Btw, you can easily calculate this estimand with the R package marginaleffects. It uses the delta method instead of bootstrap for the 95% CI.

Elias_Eythorsson · October 7, 2022, 11:20am

Thank you. I realise using the GUSTO trial as the code example was misleading, as a treatment-trail situation is not where I intend to use this. A more detailed description of the specific circumstance I am targeting is here. In short, a claim has been made that a specific exposure is a severely underrecognized cause of a certain common condition and is the cause of a significant proportion of this condition in the general population. I have a large population-based sample in which each participant is prospectively screened for the exposure and condition. Assuming the exposure does not protect against other unrelated causes of the condition, I want to infer, for the population, what proportion of the condition could reasonably be assumed to be caused the exposure to either support or refute the claims that have been made. Importantly, the claims are made on the population level, i.e. not what would be expected to happen to the individual.

In this scenario, would my approach be reasonable?

f2harrell · October 7, 2022, 2:01pm

It appears to be a little more reasonable. But I don’t understand why it’s not even more relevant to estimate excess risk on a single person.

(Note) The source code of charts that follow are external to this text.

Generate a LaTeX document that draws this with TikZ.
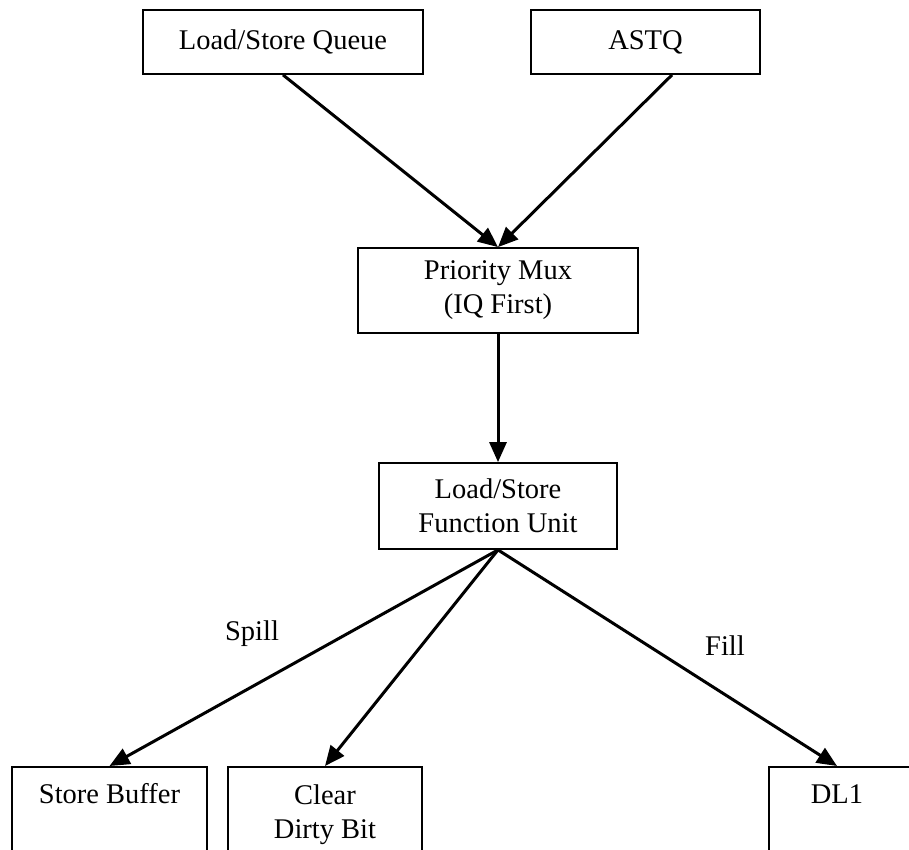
\documentclass[tikz,border=0pt]{standalone}
\usepackage{fontspec}
\setmainfont{Liberation Serif}
\usetikzlibrary{arrows.meta,calc}
\begin{document}
\begin{tikzpicture}[x=1pt,y=1pt,
  txt/.style={font=\fontsize{28.5}{34}\selectfont},
  box/.style={txt, draw, line width=1.8pt, rectangle, inner sep=0pt, align=center},
  lbl/.style={txt, inner sep=0pt, align=center},
  flow/.style={line width=3pt, -{Triangle[length=20pt,width=17pt]}}]
\useasboundingbox (0,0) rectangle (909,-850);
\clip (0,0) rectangle (909,-850);

% sources
\node[box, minimum width=280pt, minimum height=64pt] (lsq) at (283,-42) {Load/Store Queue};
\node[box, minimum width=229pt, minimum height=64pt] (astq) at (645.5,-42) {ASTQ};

% arbitration and execution
\node[box, minimum width=280pt, minimum height=85pt] (mux) at (498,-290.5) {Priority Mux\\(IQ First)};
\node[box, minimum width=238pt, minimum height=86pt] (fu) at (498,-506) {Load/Store\\Function Unit};

% destinations (boxes run past the lower edge)
\node[box, minimum width=195pt, minimum height=130pt, anchor=north] (sb) at (109.5,-766) {};
\node[box, minimum width=194pt, minimum height=130pt, anchor=north] (cdb) at (325,-766) {};
\node[box, minimum width=180pt, minimum height=130pt, anchor=north west] (dl1) at (768,-766) {};
\node[lbl, anchor=base] (sbt) at (109.5,-803) {Store Buffer};
\node[lbl, anchor=north] (cdbt) at (325,-785) {Clear\\Dirty Bit};
\node[lbl, anchor=base] (dl1t) at (837,-803) {DL1};

% connectors
\draw[flow] (lsq.south) -- (mux.north);
\draw[flow] ($(astq.south)+(26.5,0)$) -- (mux.north);
\draw[flow] (mux.south) -- (fu.north);
\draw[flow] (fu.south) -- (sb.north);
\draw[flow] (fu.south) -- (cdb.north);
\draw[flow] (fu.south) -- ($(dl1.north west)+(69,0)$);

% edge labels
\node[lbl] (spill) at (252,-634) {Spill};
\node[lbl] (fill) at (725,-646) {Fill};
\end{tikzpicture}
\end{document}
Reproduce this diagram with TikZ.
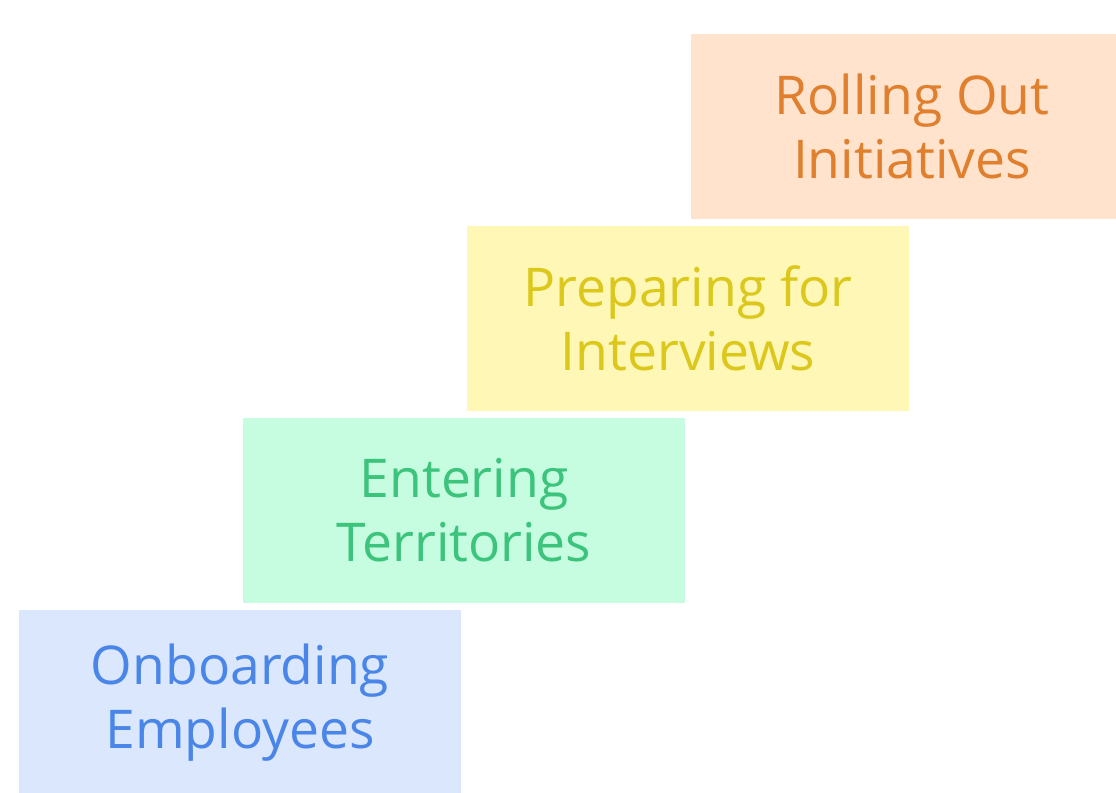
\documentclass[tikz,border=0pt]{standalone}
\usepackage{fontspec}
\setmainfont{Open Sans}
\usepackage{tikz}
\usetikzlibrary{positioning}

\definecolor{blueFill}{HTML}{DBE7FD}
\definecolor{blueText}{HTML}{4A86E8}
\definecolor{greenFill}{HTML}{C6FCE0}
\definecolor{greenText}{HTML}{3CC47C}
\definecolor{yellowFill}{HTML}{FEF7B5}
\definecolor{yellowText}{HTML}{DCC81C}
\definecolor{orangeFill}{HTML}{FFE3CC}
\definecolor{orangeText}{HTML}{E07F2E}

\begin{document}
\begin{tikzpicture}[
  x=0.025cm, y=-0.025cm,
  stair/.style={rectangle, inner sep=0pt, minimum width=11.05cm, minimum height=4.625cm,
    align=center, font=\fontsize{38}{45.5}\selectfont}
]
\useasboundingbox (0,0) rectangle (1116,792);
\clip (0,0) rectangle (1116,792);
% staircase of stages, bottom left to top right
\node[stair, fill=blueFill, text=blueText] (onboard) at (240,702.5) {Onboarding\\Employees};
\node[stair, fill=greenFill, text=greenText] (enter) at (464,510.5) {Entering\\Territories};
\node[stair, fill=yellowFill, text=yellowText] (prep) at (688,318.5) {Preparing for\\Interviews};
\node[stair, fill=orangeFill, text=orangeText] (rollout) at (912,126.5) {Rolling Out\\Initiatives};
\end{tikzpicture}
\end{document}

Elias_Eythorsson · October 7, 2022, 2:28pm

Our aim is to (likely) refute the claim that the exposure is common and underdiagnosed cause of the condition in the general population – a claim that has been used by some to encourage aggressive ordering of the costly and invasive procedure needed to diagnose or exclude the exposure as a cause. As the argument is population-based, we feel the refutation should be based on population-level estimands.

We would love to be able to construct an individual level prognostic model to predict individual patient’s risk of having the condition caused by the exposure. However, we haven’t performed the expensive and invasive test on any of the patients. For each individual we know whether they have the exposure and whether they have the condition, but the condition is common and has several other causes. So for any one individual, we can’t say whether or not their condition is caused by the exposure, but for the group, we can say whether the condition is more prevalent in those with the exposure. If there is very little difference in prevalence of the condition between the two exposure groups, that goes against the exposure being a common cause of the condition.

f2harrell · October 7, 2022, 3:36pm

I’m still not clear on why population-level estimands are magical. You can estimate the risk for someone with typical covariate settings. If the risk is 0.0001 you know the answer.